Muy pocas voces se atrevieron a cuestionar y a denunciar públicamente los excesos del gobernador. Entre ellas la del doctor Roberto Castelán Rueda, en aquel momento Rector del Centro Universitario de los Lagos de la Universidad de Guadalajara, ubicado en la ciudad de Lagos de Moreno, Jalisco. Además de su labor académica, administrativa y docente, Roberto Castelán desempeñaba un rol como formador de opinión pública, a través de su columna semanal en las páginas del periódico Milenio y en las frecuencias que integran a la Red de radiodifusoras de la Universidad de Guadalajara en Jalisco.
Al día de hoy, los mexicanos padecemos los estragos y las consecuencias de gobernadores corruptos; como botón de muestra recordemos el caso de Javier Duarte de Ochoa, el exgobernador priísta de Veracruz prófugo de la justicia. Es por ello que Roberto Castelán se ha dado a la tarea de recordarnos que, ante la ausencia de los contrapesos que equilibren el ejercicio del poder público, la sociedad civil, en sus múltiples manifestaciones, debe hacerse oír.
Con la publicación de Poder, deber y beber (STAUDEG, 2016), Roberto Castelán nos invita a recordar que, en Jalisco, aún persisten muchos de los conflictos que la administración de Emilio González Márquez legó a los jaliscienses.
Tal es el caso del empleo de los fondos para el retiro de los trabajadores del estado, para la edificación de complejos turísticos a costa también de predios ejidales en las costas de Tenacatita. O el drama de familias que fueron separadas a causa de una red de tráfico de niños, a través de adopciones ilegales, que involucra a irlandeses, a jueces y a funcionarios del Registro Civil en el estado. Recordar estos y muchos otros agravios que se cometieron durante el gobierno de González Márquez, conlleva, necesariamente, un ejercicio de reflexión que nos permita superar la crisis de nuestro sistema político.

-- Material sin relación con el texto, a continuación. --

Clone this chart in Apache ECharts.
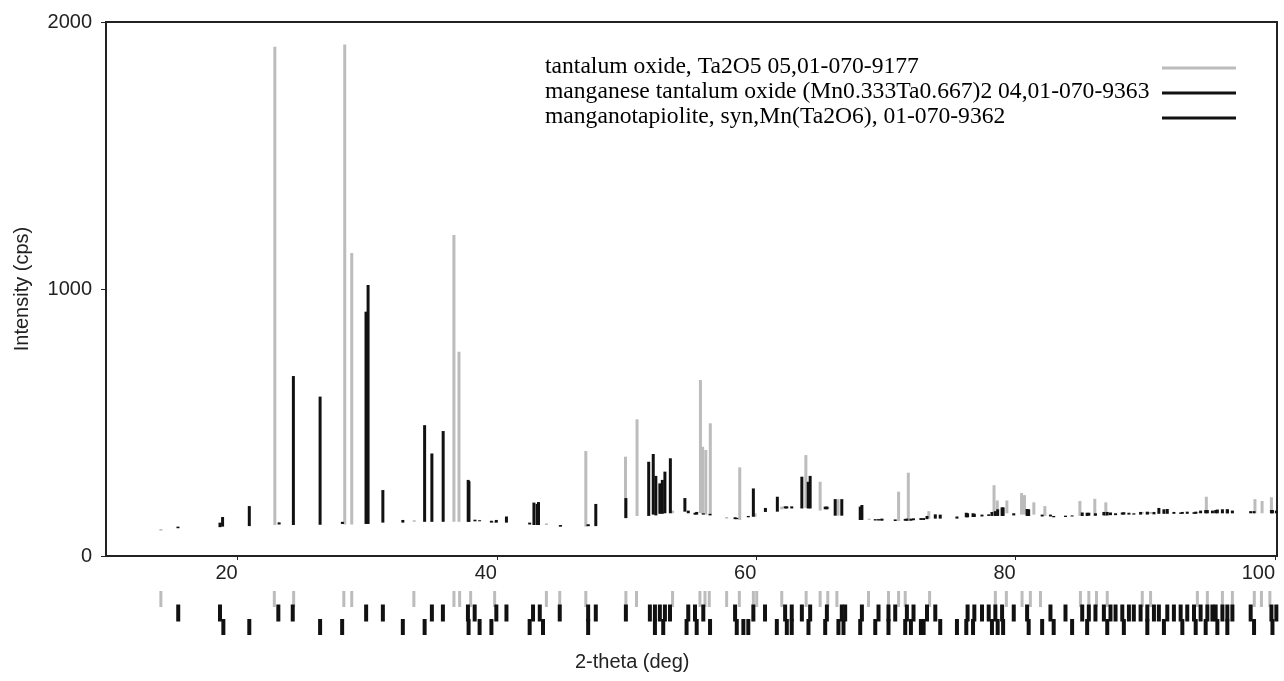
<!DOCTYPE html>
<html>
<head>
<meta charset="utf-8">
<title>XRD pattern</title>
<script src="https://cdn.jsdelivr.net/npm/echarts@6/dist/echarts.min.js"></script>
<style>
  html, body { margin: 0; padding: 0; background: #fff; }
  #main { width: 1284px; height: 681px; }
</style>
</head>
<body>
<div id="main"></div>
<script>
// peaks: [2-theta, background under the peak, peak top] in cps
var tantalumPeaks = [
  [14.08, 95, 101], [22.87, 116, 1907], [28.26, 118, 1916], [28.8, 118, 1135],
  [33.62, 128, 134], [36.68, 128, 1202], [37.07, 128, 765], [39.82, 125, 130],
  [43.81, 116, 122], [44.84, 110, 114], [46.85, 110, 393], [49.91, 142, 372],
  [50.8, 150, 512], [53.54, 160, 170], [55.69, 161, 659], [55.86, 158, 409],
  [56.1, 155, 397], [56.45, 154, 497], [57.71, 140, 146], [58.72, 135, 332],
  [59.9, 147, 160], [61.96, 175, 185], [63.82, 180, 378], [64.92, 170, 278],
  [65.51, 175, 185], [66.3, 151, 213], [68.7, 135, 140], [69.5, 134, 139],
  [70.97, 131, 241], [71.72, 131, 312], [73.3, 140, 168], [78.33, 165, 265],
  [78.58, 165, 208], [79.32, 160, 208], [80.45, 155, 236], [80.68, 155, 228],
  [81.4, 155, 201], [82.25, 150, 187], [84.95, 150, 206], [86.1, 150, 214],
  [86.95, 150, 201], [89.76, 158, 165], [90.4, 158, 165], [94.0, 160, 165],
  [94.7, 160, 222], [95.94, 160, 168], [96.71, 160, 170], [98.45, 160, 213],
  [99.0, 160, 206], [99.72, 160, 220]
];
var mnTaPeaks = [
  [15.4, 104, 110], [18.64, 108, 125], [23.2, 118, 126], [24.3, 116, 674],
  [29.9, 120, 915], [30.06, 120, 1015], [31.2, 125, 247], [34.98, 128, 384],
  [35.85, 128, 468], [37.78, 128, 285], [38.3, 130, 136], [39.95, 125, 135],
  [40.73, 125, 148], [42.85, 116, 200], [43.2, 116, 202], [44.9, 110, 116],
  [47.03, 112, 118], [47.62, 112, 195], [49.94, 142, 217], [51.7, 150, 353],
  [52.05, 155, 382], [52.56, 158, 272], [52.95, 160, 316], [53.37, 160, 366],
  [54.75, 160, 170], [55.27, 155, 162], [55.91, 155, 160], [58.36, 138, 145],
  [59.77, 147, 253], [60.7, 165, 180], [62.22, 178, 186], [62.73, 178, 186],
  [63.51, 178, 297], [64.15, 178, 300], [65.44, 175, 185], [66.08, 151, 213],
  [68.14, 135, 191], [69.42, 133, 138],
  [69.68, 133, 138], [70.71, 131, 137], [71.61, 132, 140], [72.12, 134, 141],
  [73.16, 138, 150], [73.8, 140, 156], [76.29, 145, 160], [76.81, 146, 158],
  [77.4, 148, 155], [77.92, 150, 156], [78.43, 150, 168], [78.95, 150, 182],
  [79.85, 152, 160], [80.88, 150, 176], [82.68, 148, 155], [83.84, 146, 151],
  [85.13, 150, 163], [85.64, 151, 162], [86.15, 151, 160], [86.8, 152, 165],
  [87.31, 153, 163], [87.7, 153, 160], [88.22, 155, 163], [88.73, 155, 162],
  [89.11, 155, 160], [89.63, 155, 165], [90.15, 156, 164], [90.66, 156, 165],
  [91.04, 158, 180], [91.69, 158, 176], [92.2, 158, 165], [92.72, 158, 163],
  [93.23, 158, 166], [93.75, 158, 164], [94.26, 160, 170], [94.78, 160, 172],
  [95.17, 160, 170], [95.42, 160, 172], [95.94, 160, 175], [96.32, 160, 174],
  [96.71, 160, 170], [98.12, 160, 168], [99.72, 160, 172], [100.1, 160, 170]
];
var tapiolitePeaks = [
  [18.84, 110, 146], [20.9, 112, 187], [26.36, 117, 597], [28.08, 120, 128],
  [32.74, 125, 135], [34.42, 128, 490], [37.84, 128, 280], [38.66, 130, 134],
  [39.57, 125, 132], [42.52, 118, 125], [43.1, 116, 195], [47.03, 112, 118],
  [52.25, 152, 300], [52.75, 158, 285], [54.49, 166, 217], [55.4, 155, 165],
  [56.43, 152, 158], [58.49, 138, 143], [59.38, 145, 150], [61.62, 166, 222],
  [62.35, 178, 186], [64.0, 178, 278], [65.31, 175, 185], [66.59, 151, 213],
  [68.01, 135, 185], [69.17, 133, 138],
  [69.68, 133, 140], [71.48, 132, 139], [71.92, 132, 140], [72.69, 135, 142],
  [72.9, 135, 142], [74.18, 140, 155], [75.47, 140, 148], [76.19, 145, 162],
  [76.71, 146, 160], [78.17, 150, 165], [78.61, 150, 175], [79.03, 150, 182],
  [81.0, 150, 175], [82.04, 148, 155], [82.93, 145, 150], [84.35, 148, 152],
  [85.51, 150, 162], [87.06, 152, 165], [88.34, 155, 164], [90.15, 156, 166],
  [91.43, 158, 175], [92.85, 158, 165], [93.88, 158, 166], [94.65, 160, 172],
  [95.55, 160, 174], [96.32, 160, 175], [98.38, 160, 168], [99.8, 160, 172]
];

// reference stick positions drawn under the axis (2-theta)
var tantalumRefs = [
  14.08, 22.83, 24.32, 28.19, 28.8, 33.59, 36.68, 37.12, 37.97, 39.82, 43.81,
  44.84, 46.85, 49.94, 50.76, 53.54, 55.65, 56.04, 56.37, 57.71, 58.69, 59.77,
  60.03, 61.96, 63.84, 64.92, 65.51, 66.21, 68.65, 70.19, 70.97, 71.48, 73.36,
  78.43, 79.28, 80.49, 81.13, 81.91, 84.99, 85.64, 86.23, 87.06, 89.76, 90.4,
  94.01, 94.78, 95.94, 96.71, 98.4, 98.95, 99.6
];
var mnTaRefs = [
  15.42, 18.64, 23.14, 24.25, 29.91, 31.2, 34.98, 35.83, 37.76, 38.28, 39.95,
  40.73, 42.78, 43.3, 44.84, 47.03, 47.62, 49.94, 51.79, 52.18, 52.56, 52.95,
  53.34, 54.75, 55.27, 55.91, 58.36, 59.77, 60.67, 62.22, 62.73, 63.51, 64.15,
  65.44, 66.59, 66.85, 68.14, 69.42, 70.19, 70.71, 71.61, 72.12, 73.16, 73.8,
  76.29, 76.81, 77.4, 77.92, 78.43, 78.95, 79.85, 80.88, 82.68, 83.84, 85.13,
  85.64, 86.15, 86.8, 87.31, 87.7, 88.22, 88.73, 89.11, 89.63, 90.15, 90.66,
  91.04, 91.69, 92.2, 92.72, 93.23, 93.75, 94.26, 94.78, 95.17, 95.42, 95.94,
  96.32, 96.71, 98.12, 99.72, 100.1
];
var tapioliteRefs = [
  18.9, 20.9, 26.36, 28.06, 32.74, 34.42, 37.81, 38.66, 39.57, 42.52, 43.55,
  47.03, 52.18, 52.82, 54.62, 55.4, 56.43, 58.49, 59.0, 59.38, 61.58, 62.35,
  62.73, 64.02, 65.31, 66.33, 66.72, 68.01, 69.17, 70.19, 71.48, 71.92, 72.69,
  72.9, 74.18, 75.47, 76.19, 76.71, 78.17, 78.61, 79.03, 81.0, 82.04, 82.93,
  84.35, 85.51, 87.06, 88.34, 90.15, 91.43, 92.85, 93.88, 94.65, 95.55, 96.32,
  98.38, 99.8
];

var xTicks = [20, 40, 60, 80, 100];
var phaseNames = [
  'tantalum oxide, Ta2O5 05,01-070-9177',
  'manganese tantalum oxide (Mn0.333Ta0.667)2 04,01-070-9363',
  'manganotapiolite, syn,Mn(Ta2O6), 01-070-9362'
];

var GREY = '#bcbcbc';
var BLACK = '#111111';
var AXIS = '#222222';
var SANS = 'Liberation Sans, Arial, sans-serif';
var SERIF = 'Liberation Serif, Times New Roman, serif';

function stick (color) {
  return function (params, api) {
    var lo = api.coord([api.value(0), api.value(1)]);
    var hi = api.coord([api.value(0), api.value(2)]);
    return {
      type: 'line',
      shape: { x1: lo[0], y1: lo[1], x2: hi[0], y2: hi[1] },
      style: { stroke: color, lineWidth: 3 }
    };
  };
}

function refRow (list, row) {
  return list.map(function (v) { return [v, row]; });
}

var legendItems = [];
var legendColors = [GREY, BLACK, BLACK];
phaseNames.forEach(function (name, i) {
  var y = 68 + i * 25;
  legendItems.push({
    type: 'text', left: 545, top: y - 13,
    style: { text: name, font: '23.6px ' + SERIF, fill: '#000' }
  });
  legendItems.push({
    type: 'line',
    shape: { x1: 1162, y1: y, x2: 1236, y2: y },
    style: { stroke: legendColors[i], lineWidth: 3 }
  });
});
legendItems.push({
  type: 'text', left: 575, top: 652,
  style: { text: '2-theta (deg)', font: '20px ' + SANS, fill: '#222' }
});

var chart = echarts.init(document.getElementById('main'))
chart.setOption({
  animation: false,
  backgroundColor: '#fff',
  grid: [
    { left: 106, right: 7, top: 22, bottom: 125, show: true, borderColor: AXIS, borderWidth: 2 },
    { left: 106, right: 7, top: 592, height: 42 }
  ],
  xAxis: [
    {
      type: 'value', gridIndex: 0, min: 9.85, max: 100.15,
      splitLine: { show: false },
      axisLine: { lineStyle: { color: AXIS, width: 2 } },
      axisTick: { customValues: xTicks, length: 4, lineStyle: { color: AXIS } },
      axisLabel: { customValues: xTicks, align: 'right', margin: 7, fontSize: 20, fontFamily: SANS, color: '#222' }
    },
    { type: 'value', gridIndex: 1, min: 9.85, max: 100.15, show: false }
  ],
  yAxis: [
    {
      type: 'value', gridIndex: 0, min: 0, max: 2000, interval: 1000,
      name: 'Intensity (cps)', nameLocation: 'middle', nameGap: 74,
      nameTextStyle: { fontSize: 20, fontFamily: SANS, color: '#222' },
      splitLine: { show: false },
      axisLine: { show: true, lineStyle: { color: AXIS, width: 2 } },
      axisTick: { show: true, length: 5, lineStyle: { color: AXIS } },
      axisLabel: {
        margin: 14, fontSize: 20, fontFamily: SANS, color: '#222',
        formatter: function (v) { return String(v) }
      }
    },
    { type: 'category', gridIndex: 1, data: ['a', 'b', 'c'], inverse: true, show: false }
  ],
  graphic: legendItems,
  series: [
    { type: 'custom', name: phaseNames[0], xAxisIndex: 0, yAxisIndex: 0, renderItem: stick(GREY), encode: { x: 0, y: [1, 2] }, data: tantalumPeaks },
    { type: 'custom', name: phaseNames[1], xAxisIndex: 0, yAxisIndex: 0, renderItem: stick(BLACK), encode: { x: 0, y: [1, 2] }, data: mnTaPeaks },
    { type: 'custom', name: phaseNames[2], xAxisIndex: 0, yAxisIndex: 0, renderItem: stick(BLACK), encode: { x: 0, y: [1, 2] }, data: tapiolitePeaks },
    { type: 'scatter', xAxisIndex: 1, yAxisIndex: 1, symbol: 'rect', symbolSize: [3, 16], itemStyle: { color: GREY, opacity: 1 }, data: refRow(tantalumRefs, 0) },
    { type: 'scatter', xAxisIndex: 1, yAxisIndex: 1, symbol: 'rect', symbolSize: [4, 17], itemStyle: { color: BLACK, opacity: 1 }, data: refRow(mnTaRefs, 1) },
    { type: 'scatter', xAxisIndex: 1, yAxisIndex: 1, symbol: 'rect', symbolSize: [4, 16], itemStyle: { color: BLACK, opacity: 1 }, data: refRow(tapioliteRefs, 2) }
  ]
})
</script>
</body>
</html>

Los mexicanos no debemos habituarnos a exgobernadores en fuga o impunes, como tampoco merecemos que el interés público sea para el beneficio de unos cuantos. Porque, «en un sistema enfermo —apunta Roberto Castelán —, con una democracia debilitada, un fanático religioso, además alcohólico, podría llegar a convertirse en una figura indispensable para ese mismo sistema. También para los ciudadanos que lo eligieron».
Desde lo anterior, Poder, deber y beber (STAUDEG, 2016) es una invitación al pueblo de Jalisco, y de México en general, a resistir, a no aceptar el horror como habitual, porque ninguno de los agravios que todos los días nos vulneran son «normales» y porque nada es imposible de cambiar.